Data extract ::

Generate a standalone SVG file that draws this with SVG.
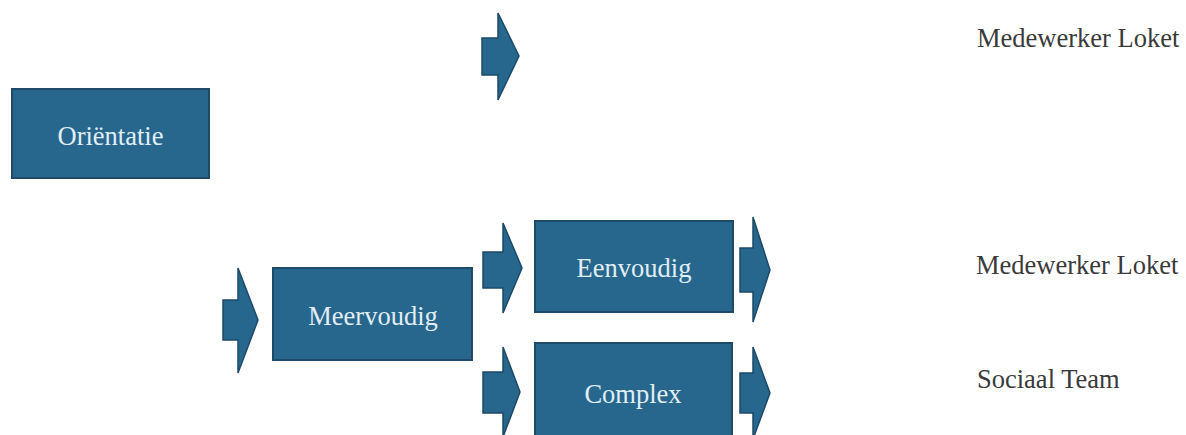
<svg xmlns="http://www.w3.org/2000/svg" width="1186" height="435" viewBox="0 0 1186 435">
<style>
.box{fill:#27678e;stroke:#1c4a68;stroke-width:2}
.arr{fill:#27678e;stroke:#1c4a68;stroke-width:1.5}
.bt{font-family:"Liberation Serif",serif;font-size:26.5px;fill:#e2eef5;text-anchor:middle}
.lt{font-family:"Liberation Serif",serif;font-size:26.5px;fill:#3a3a3a}
</style>
<rect width="1186" height="435" fill="#fff"/>
<g id="orientatie">
<rect class="box" x="12" y="89" width="197" height="89"/>
<text class="bt" x="110.5" y="145">Oriëntatie</text>
</g>
<g id="meervoudig">
<rect class="box" x="273" y="268" width="199" height="92"/>
<text class="bt" x="373" y="325">Meervoudig</text>
</g>
<g id="eenvoudig">
<rect class="box" x="535" y="221" width="198" height="91"/>
<text class="bt" x="634" y="277">Eenvoudig</text>
</g>
<g id="complex">
<rect class="box" x="535" y="343" width="197" height="100"/>
<text class="bt" x="633" y="403">Complex</text>
</g>
<g id="labels">
<text class="lt" x="977" y="47">Medewerker Loket</text>
<text class="lt" x="976" y="274">Medewerker Loket</text>
<text class="lt" x="977" y="388">Sociaal Team</text>
</g>
<g id="connectors">
<polygon class="arr" points="482,38 498,38 498,13 519,56 498,100 498,75 482,75"/>
<polygon class="arr" points="223,300 238,300 238,268 258,320 238,373 238,340 223,340"/>
<polygon class="arr" points="483,252 503,252 503,223 522,268 503,313 503,288 483,288"/>
<polygon class="arr" points="740,248 753,248 753,217 770,270 753,322 753,292 740,292"/>
<polygon class="arr" points="483,372 503,372 503,347 520,392 503,437 503,413 483,413"/>
<polygon class="arr" points="740,373 753,373 753,347 770,393 753,439 753,413 740,413"/>
</g>
</svg>
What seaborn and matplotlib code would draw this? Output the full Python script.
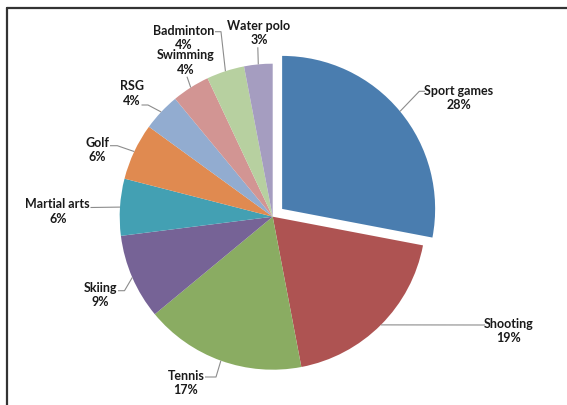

Prompt :: Reproduce all entries without any change, and omit the pictures.

Solution to the exercise ::
Generate a standalone SVG file that draws this with SVG.
<svg xmlns="http://www.w3.org/2000/svg" width="1186" height="435" viewBox="0 0 1186 435">
<style>
.box{fill:#27678e;stroke:#1c4a68;stroke-width:2}
.arr{fill:#27678e;stroke:#1c4a68;stroke-width:1.5}
.bt{font-family:"Liberation Serif",serif;font-size:26.5px;fill:#e2eef5;text-anchor:middle}
.lt{font-family:"Liberation Serif",serif;font-size:26.5px;fill:#3a3a3a}
</style>
<rect width="1186" height="435" fill="#fff"/>
<g id="orientatie">
<rect class="box" x="12" y="89" width="197" height="89"/>
<text class="bt" x="110.5" y="145">Oriëntatie</text>
</g>
<g id="meervoudig">
<rect class="box" x="273" y="268" width="199" height="92"/>
<text class="bt" x="373" y="325">Meervoudig</text>
</g>
<g id="eenvoudig">
<rect class="box" x="535" y="221" width="198" height="91"/>
<text class="bt" x="634" y="277">Eenvoudig</text>
</g>
<g id="complex">
<rect class="box" x="535" y="343" width="197" height="100"/>
<text class="bt" x="633" y="403">Complex</text>
</g>
<g id="labels">
<text class="lt" x="977" y="47">Medewerker Loket</text>
<text class="lt" x="976" y="274">Medewerker Loket</text>
<text class="lt" x="977" y="388">Sociaal Team</text>
</g>
<g id="connectors">
<polygon class="arr" points="482,38 498,38 498,13 519,56 498,100 498,75 482,75"/>
<polygon class="arr" points="223,300 238,300 238,268 258,320 238,373 238,340 223,340"/>
<polygon class="arr" points="483,252 503,252 503,223 522,268 503,313 503,288 483,288"/>
<polygon class="arr" points="740,248 753,248 753,217 770,270 753,322 753,292 740,292"/>
<polygon class="arr" points="483,372 503,372 503,347 520,392 503,437 503,413 483,413"/>
<polygon class="arr" points="740,373 753,373 753,347 770,393 753,439 753,413 740,413"/>
</g>
</svg>
What seaborn and matplotlib code would draw this? Output the full Python script.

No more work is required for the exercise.